• **Exercise requirements**:
Without the pictures, extract every line from the start of the material to the line containing "ax=ax, zorder=3)", both ends included.

------------------------------------

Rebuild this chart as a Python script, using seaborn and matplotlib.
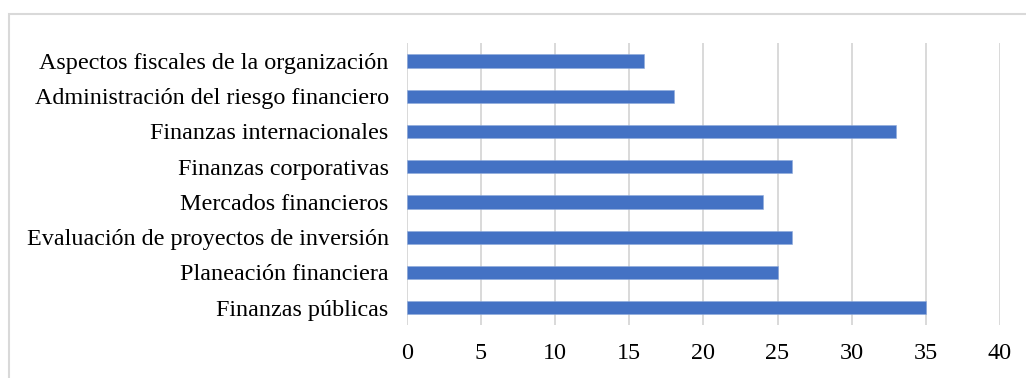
import matplotlib
matplotlib.use("Agg")
import matplotlib.pyplot as plt
import seaborn as sns
import pandas as pd
from matplotlib.patches import Rectangle

# Temas del área financiera (de arriba hacia abajo)
temas = [
    "Aspectos fiscales de la organización",
    "Administración del riesgo financiero",
    "Finanzas internacionales",
    "Finanzas corporativas",
    "Mercados financieros",
    "Evaluación de proyectos de inversión",
    "Planeación financiera",
    "Finanzas públicas",
]
valores = [16, 18, 33, 26, 24, 26, 25, 35]
ticks_x = [0, 5, 10, 15, 20, 25, 30, 35, 40]

BAR_COLOR = "#4472C4"
GRID_COLOR = "#d9d9d9"

sns.set_theme(style="white")
plt.rcParams["font.family"] = ["Liberation Serif", "DejaVu Serif"]

df = pd.DataFrame({"tema": temas, "valor": valores})

fig = plt.figure(figsize=(10.26, 3.78), dpi=100)
ax = fig.add_axes([0.3964, 0.1392, 0.5783, 0.7462])

sns.barplot(data=df, y="tema", x="valor", orient="h", color=BAR_COLOR,
            saturation=1, width=0.38, edgecolor="#8eaadb", linewidth=0.4,
            ax=ax, zorder=3)

ax.set_xlim(0, 40)
ax.set_xticks(ticks_x)
ax.set_xticklabels([str(t) for t in ticks_x])
ax.grid(axis="x", color=GRID_COLOR, linewidth=1.4, zorder=0)
ax.set_xlabel("")
ax.set_ylabel("")
for s in ax.spines.values():
    s.set_visible(False)
ax.tick_params(axis="both", length=0, labelsize=17.4, colors="black")
ax.tick_params(axis="y", pad=13)
ax.tick_params(axis="x", pad=13)

# marco del gráfico
fig.patches.append(Rectangle((9 / 1026, -0.1), 1.2, 1 - 14 / 378 + 0.1,
                             transform=fig.transFigure, fill=False,
                             edgecolor=GRID_COLOR, linewidth=1.5))

plt.savefig("out.png", dpi=100)
plt.close()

------------------------------------

• **Task result**:
Rebuild this chart as a Python script, using seaborn and matplotlib.
import matplotlib
matplotlib.use("Agg")
import matplotlib.pyplot as plt
import seaborn as sns
import pandas as pd
from matplotlib.patches import Rectangle

# Temas del área financiera (de arriba hacia abajo)
temas = [
    "Aspectos fiscales de la organización",
    "Administración del riesgo financiero",
    "Finanzas internacionales",
    "Finanzas corporativas",
    "Mercados financieros",
    "Evaluación de proyectos de inversión",
    "Planeación financiera",
    "Finanzas públicas",
]
valores = [16, 18, 33, 26, 24, 26, 25, 35]
ticks_x = [0, 5, 10, 15, 20, 25, 30, 35, 40]

BAR_COLOR = "#4472C4"
GRID_COLOR = "#d9d9d9"

sns.set_theme(style="white")
plt.rcParams["font.family"] = ["Liberation Serif", "DejaVu Serif"]

df = pd.DataFrame({"tema": temas, "valor": valores})

fig = plt.figure(figsize=(10.26, 3.78), dpi=100)
ax = fig.add_axes([0.3964, 0.1392, 0.5783, 0.7462])

sns.barplot(data=df, y="tema", x="valor", orient="h", color=BAR_COLOR,
            saturation=1, width=0.38, edgecolor="#8eaadb", linewidth=0.4,
            ax=ax, zorder=3)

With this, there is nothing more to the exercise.